The risks of a financial system constructed of toothpicks were plain to Phillips and scores of others outside of it and to none within. With the assistance of battalions of idiot savants from MIT and Harvard, the much admired math “quants,” the investment bankers boasted that they had found a way to ensure that the more borrowed the less the risk.

While Wall Street entertained the fantasy that it had perfected an algorithm which had eliminated risk from the financial equation, ordinary people were finding their lives increasingly uncertain. The ascent of Wall Street to something approximating total power, however brief that reign may be, has brought with it awareness of the disparities of wealth and income. Less publicity has been given to how much riskier life has become for America’s middle class.

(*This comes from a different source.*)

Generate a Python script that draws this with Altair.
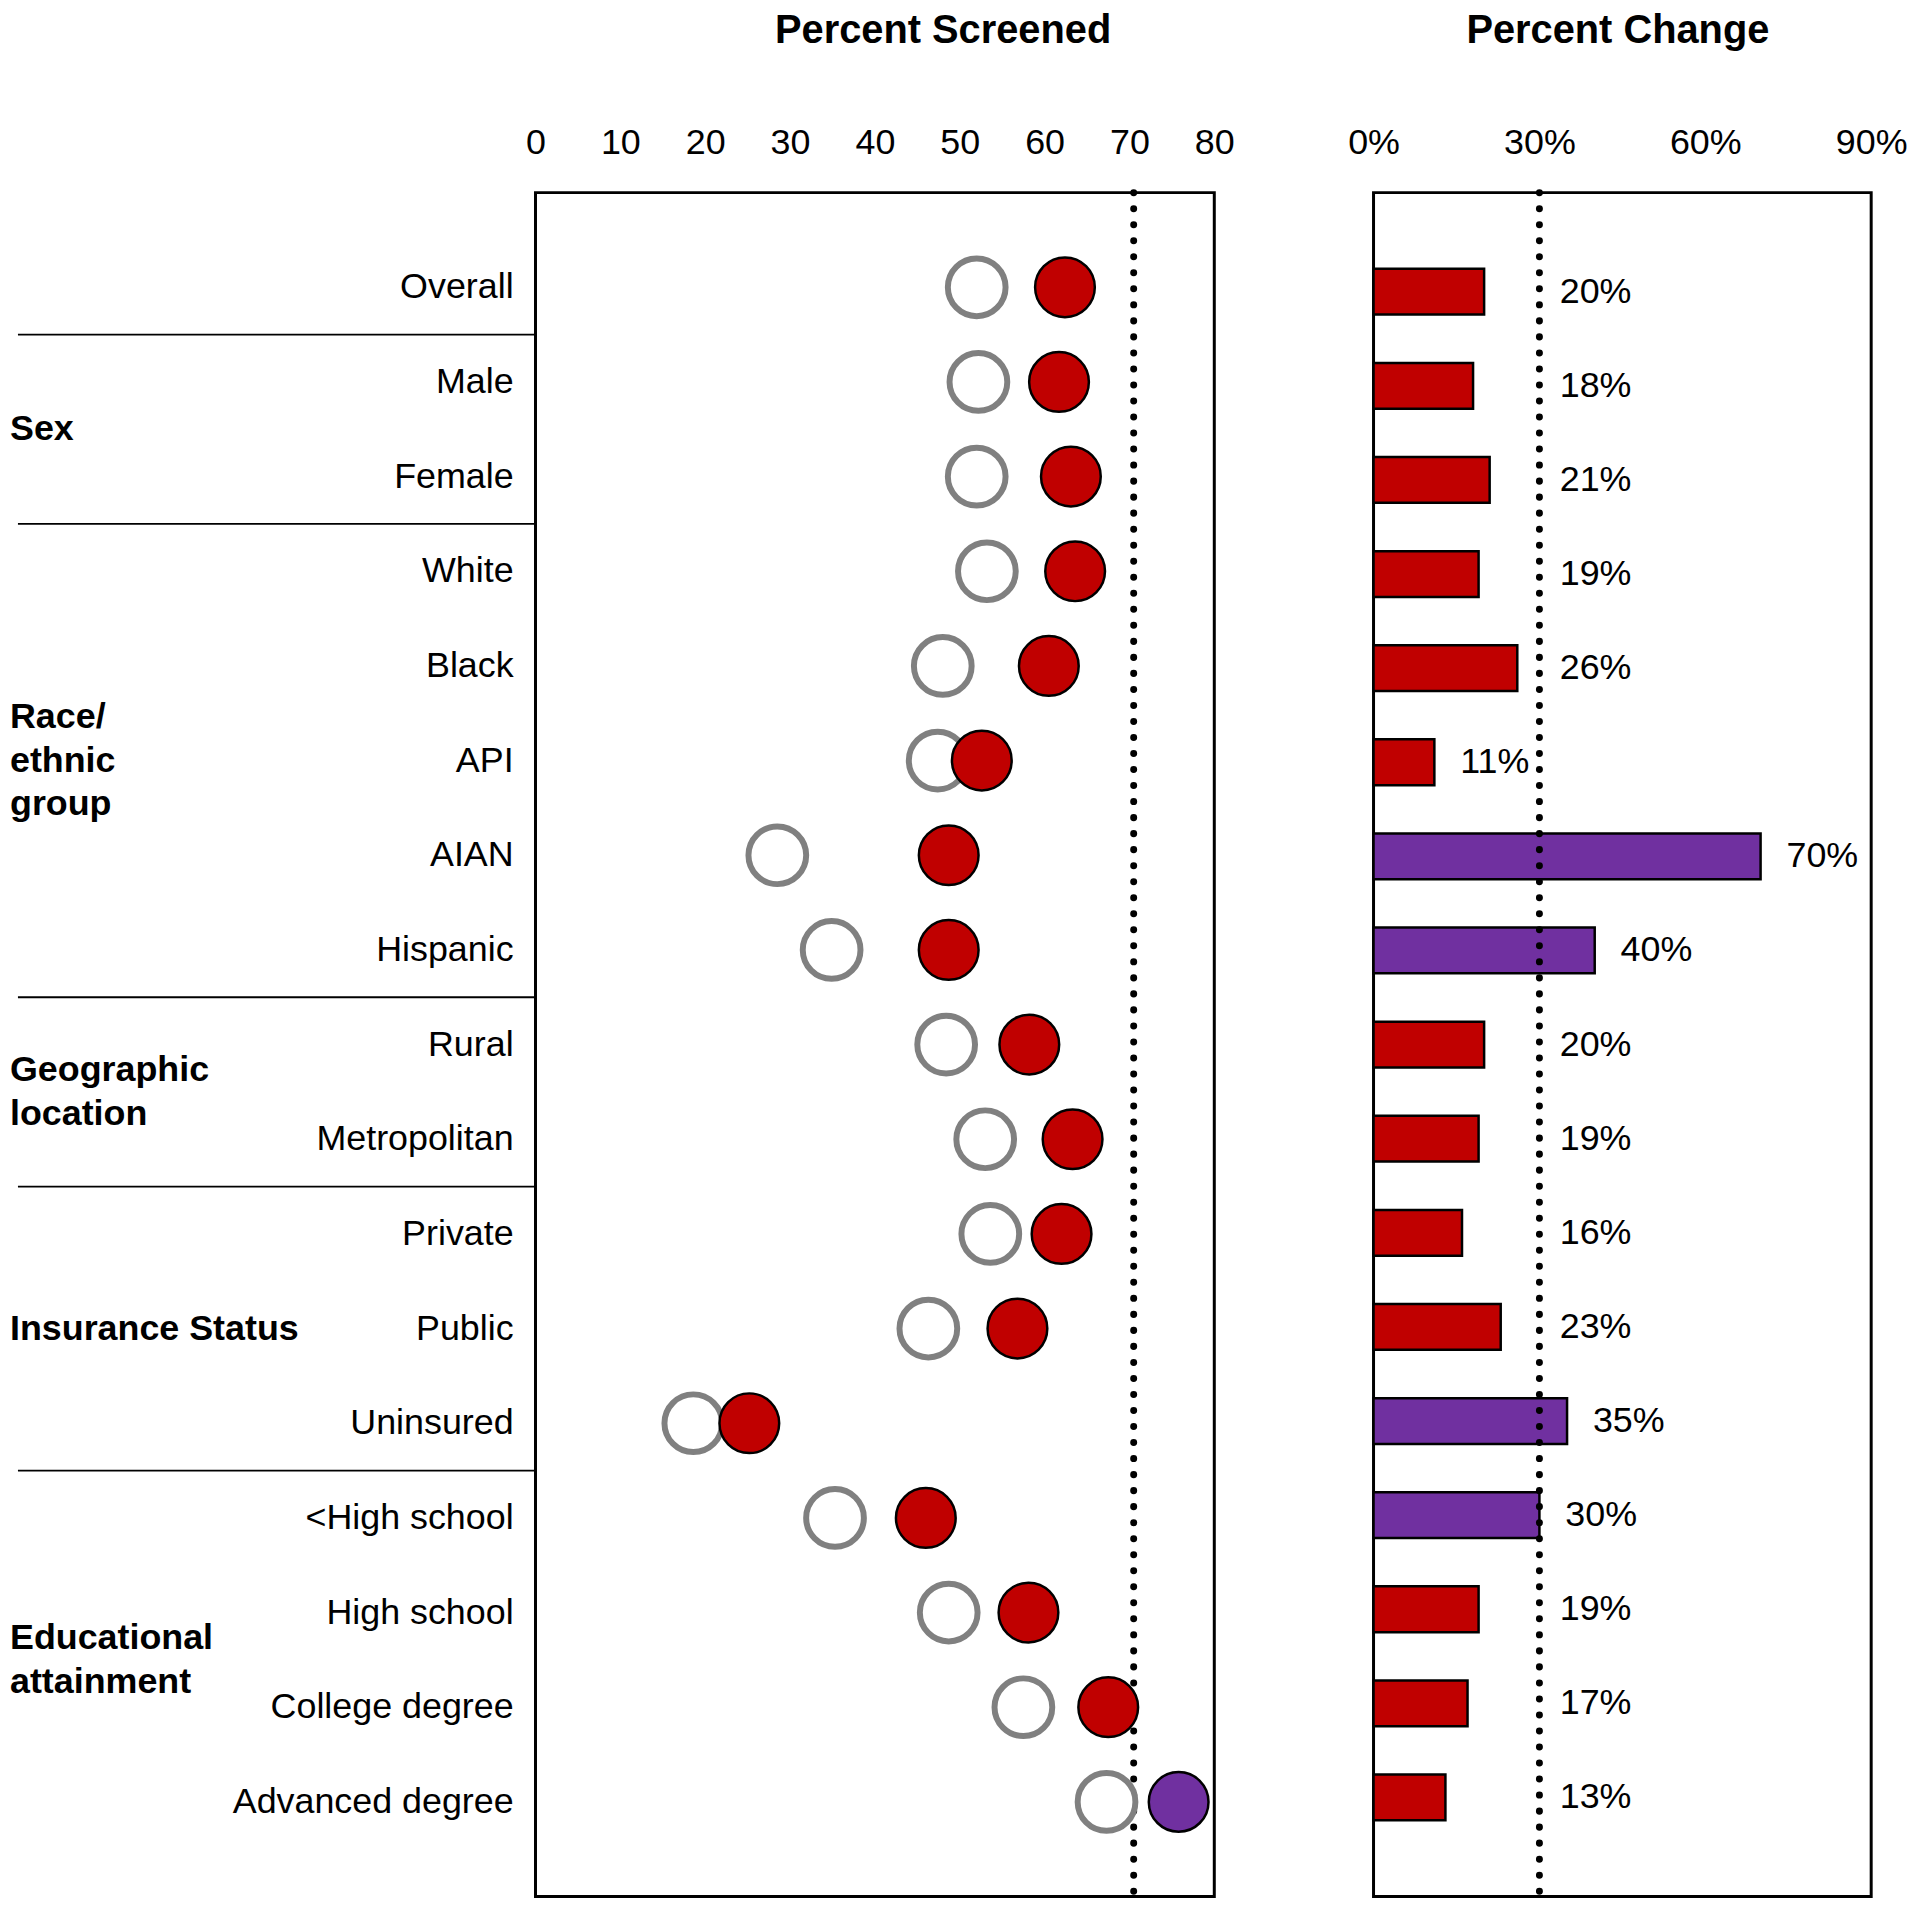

Ordinary families face a 1-in-5 chance of seeing their incomes drop by half, according to figures compiled before the present “slowdown” or “slump” or “weakening” or recession. Phillips recalls the work of Harvard’s Elizabeth Warren, quoting her that “middle-class families have been threatened on every front. … Even with two paychecks, family finances are stretched so thin that a very small misstep can leave them in crisis. As tough as life has become for married couples, single-parent families face even more financial obstacles in trying to carve out middle-class lives on a single paycheck. And at the same time that families are facing higher costs and increased risks, the old-fashioned rules of credit have been rewritten by powerful corporate interests that see middle-class families as the spoils of political influence.”

As for the future, Phillips’ attitude is decidedly saturnine. Long years of national prosperity and success, he fears, breed political arteriosclerosis, making change next to impossible. His assessment of the Democrats is anything but hopeful: “Gone on the Democratic side is the southern and western geography of opposition to northeastern financial elites under the aegis of Thomas Jefferson and Andrew Jackson, Franklin D. Roosevelt and Harry S. Truman. Instead, there is a new democratic politics of new national elites — financial, high-tech and communications. … For both parties, the bottom line is usually the same: the bottom line. Fundraising. Money.”

“Bad Money” was finished before Barack Obama secured the Democratic nomination, but the points Phillips makes about the connection between Wall Street and the Democratic Party are still germane. Robert Rubin, an oft mentioned Obama adviser, was Bill Clinton’s secretary of the treasury and is an ex-CEO of Goldman Sachs and presently in top management at Citigroup. Of Rubin and the other Wall Street Democrats, Phillips writes: “The new profinance Democrats were not the same as the older profinance Republicans. They were more engaging, less out of the Union League of Philadelphia or 1950s New Yorker cartoons. Behind the scenes, some might contentedly bailout endangered bondholders, put impoverished nations through the behavioral wringer of the International Monetary Fund, or operate consumer finance units that bilked a lower income clientele. But in their public personas, most took a different tack. In deference to their multiple Democratic coalition-mates, they donated to the NAACP; joined the boards of environmental groups; embraced technology, education, free trade and globalization; and worried about the growing international gap between the rich and the poor as well as the gap in the United States. There was also, as we’ve seen, another broader enabler: the new popular acceptance of finance.”

This is not the message of rebirth and hope of the Obama campaign, but Phillips has a long track record and a good one. He is no man to ignore.

Nicholas von Hoffman, a former columnist for The Washington Post and a former commentator for CBS’ “60 Minutes,” is a regular columnist for The New York Observer. He is the author of numerous books, including “Hoax: Why Americans Are Suckered by White House Lies” and “Capitalist Fools: Tales of American Business From Carnegie to Forbes to the Milken Gang.”